* Begin Available data *

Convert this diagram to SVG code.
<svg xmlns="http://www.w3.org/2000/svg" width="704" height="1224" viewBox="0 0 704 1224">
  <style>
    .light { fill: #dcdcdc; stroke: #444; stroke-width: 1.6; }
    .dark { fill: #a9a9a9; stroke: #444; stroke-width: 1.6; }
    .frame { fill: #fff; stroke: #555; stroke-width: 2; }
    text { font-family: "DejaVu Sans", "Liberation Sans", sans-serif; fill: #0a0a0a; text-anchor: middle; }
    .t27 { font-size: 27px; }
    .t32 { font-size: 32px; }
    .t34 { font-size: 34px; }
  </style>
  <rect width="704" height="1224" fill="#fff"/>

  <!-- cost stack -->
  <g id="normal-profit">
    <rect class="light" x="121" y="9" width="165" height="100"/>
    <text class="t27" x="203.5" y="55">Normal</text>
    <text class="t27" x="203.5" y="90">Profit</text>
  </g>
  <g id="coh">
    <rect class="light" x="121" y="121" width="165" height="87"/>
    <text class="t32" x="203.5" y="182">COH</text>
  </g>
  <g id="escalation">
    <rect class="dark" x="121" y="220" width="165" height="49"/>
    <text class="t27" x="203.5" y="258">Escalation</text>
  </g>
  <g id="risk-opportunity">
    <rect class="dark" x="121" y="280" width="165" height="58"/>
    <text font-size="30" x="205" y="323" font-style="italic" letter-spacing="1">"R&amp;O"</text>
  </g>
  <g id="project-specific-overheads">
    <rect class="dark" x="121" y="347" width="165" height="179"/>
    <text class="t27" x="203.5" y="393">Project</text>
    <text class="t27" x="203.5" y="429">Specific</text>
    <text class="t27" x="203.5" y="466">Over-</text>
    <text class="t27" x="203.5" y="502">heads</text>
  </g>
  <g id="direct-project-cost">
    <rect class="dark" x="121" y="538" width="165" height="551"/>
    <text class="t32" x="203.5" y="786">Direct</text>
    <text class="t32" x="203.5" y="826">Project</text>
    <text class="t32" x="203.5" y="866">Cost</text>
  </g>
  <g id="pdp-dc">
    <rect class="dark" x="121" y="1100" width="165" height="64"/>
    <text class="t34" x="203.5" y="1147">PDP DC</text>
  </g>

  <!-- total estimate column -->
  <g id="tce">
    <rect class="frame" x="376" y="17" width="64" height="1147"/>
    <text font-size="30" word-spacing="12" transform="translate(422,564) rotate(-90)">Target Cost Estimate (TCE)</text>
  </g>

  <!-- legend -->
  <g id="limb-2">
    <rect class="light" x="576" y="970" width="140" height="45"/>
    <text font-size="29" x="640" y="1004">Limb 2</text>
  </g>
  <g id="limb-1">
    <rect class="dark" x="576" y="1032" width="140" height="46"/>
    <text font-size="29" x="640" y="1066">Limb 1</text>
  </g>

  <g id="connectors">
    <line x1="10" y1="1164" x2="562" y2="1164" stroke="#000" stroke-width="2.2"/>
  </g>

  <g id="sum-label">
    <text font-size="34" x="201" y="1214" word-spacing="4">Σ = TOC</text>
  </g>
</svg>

* End Available data *

**Given task**. Copy every line of the material, please, keeping it exactly the same.

**Problem solution**.
Convert this diagram to SVG code.
<svg xmlns="http://www.w3.org/2000/svg" width="704" height="1224" viewBox="0 0 704 1224">
  <style>
    .light { fill: #dcdcdc; stroke: #444; stroke-width: 1.6; }
    .dark { fill: #a9a9a9; stroke: #444; stroke-width: 1.6; }
    .frame { fill: #fff; stroke: #555; stroke-width: 2; }
    text { font-family: "DejaVu Sans", "Liberation Sans", sans-serif; fill: #0a0a0a; text-anchor: middle; }
    .t27 { font-size: 27px; }
    .t32 { font-size: 32px; }
    .t34 { font-size: 34px; }
  </style>
  <rect width="704" height="1224" fill="#fff"/>

  <!-- cost stack -->
  <g id="normal-profit">
    <rect class="light" x="121" y="9" width="165" height="100"/>
    <text class="t27" x="203.5" y="55">Normal</text>
    <text class="t27" x="203.5" y="90">Profit</text>
  </g>
  <g id="coh">
    <rect class="light" x="121" y="121" width="165" height="87"/>
    <text class="t32" x="203.5" y="182">COH</text>
  </g>
  <g id="escalation">
    <rect class="dark" x="121" y="220" width="165" height="49"/>
    <text class="t27" x="203.5" y="258">Escalation</text>
  </g>
  <g id="risk-opportunity">
    <rect class="dark" x="121" y="280" width="165" height="58"/>
    <text font-size="30" x="205" y="323" font-style="italic" letter-spacing="1">"R&amp;O"</text>
  </g>
  <g id="project-specific-overheads">
    <rect class="dark" x="121" y="347" width="165" height="179"/>
    <text class="t27" x="203.5" y="393">Project</text>
    <text class="t27" x="203.5" y="429">Specific</text>
    <text class="t27" x="203.5" y="466">Over-</text>
    <text class="t27" x="203.5" y="502">heads</text>
  </g>
  <g id="direct-project-cost">
    <rect class="dark" x="121" y="538" width="165" height="551"/>
    <text class="t32" x="203.5" y="786">Direct</text>
    <text class="t32" x="203.5" y="826">Project</text>
    <text class="t32" x="203.5" y="866">Cost</text>
  </g>
  <g id="pdp-dc">
    <rect class="dark" x="121" y="1100" width="165" height="64"/>
    <text class="t34" x="203.5" y="1147">PDP DC</text>
  </g>

  <!-- total estimate column -->
  <g id="tce">
    <rect class="frame" x="376" y="17" width="64" height="1147"/>
    <text font-size="30" word-spacing="12" transform="translate(422,564) rotate(-90)">Target Cost Estimate (TCE)</text>
  </g>

  <!-- legend -->
  <g id="limb-2">
    <rect class="light" x="576" y="970" width="140" height="45"/>
    <text font-size="29" x="640" y="1004">Limb 2</text>
  </g>
  <g id="limb-1">
    <rect class="dark" x="576" y="1032" width="140" height="46"/>
    <text font-size="29" x="640" y="1066">Limb 1</text>
  </g>

  <g id="connectors">
    <line x1="10" y1="1164" x2="562" y2="1164" stroke="#000" stroke-width="2.2"/>
  </g>

  <g id="sum-label">
    <text font-size="34" x="201" y="1214" word-spacing="4">Σ = TOC</text>
  </g>
</svg>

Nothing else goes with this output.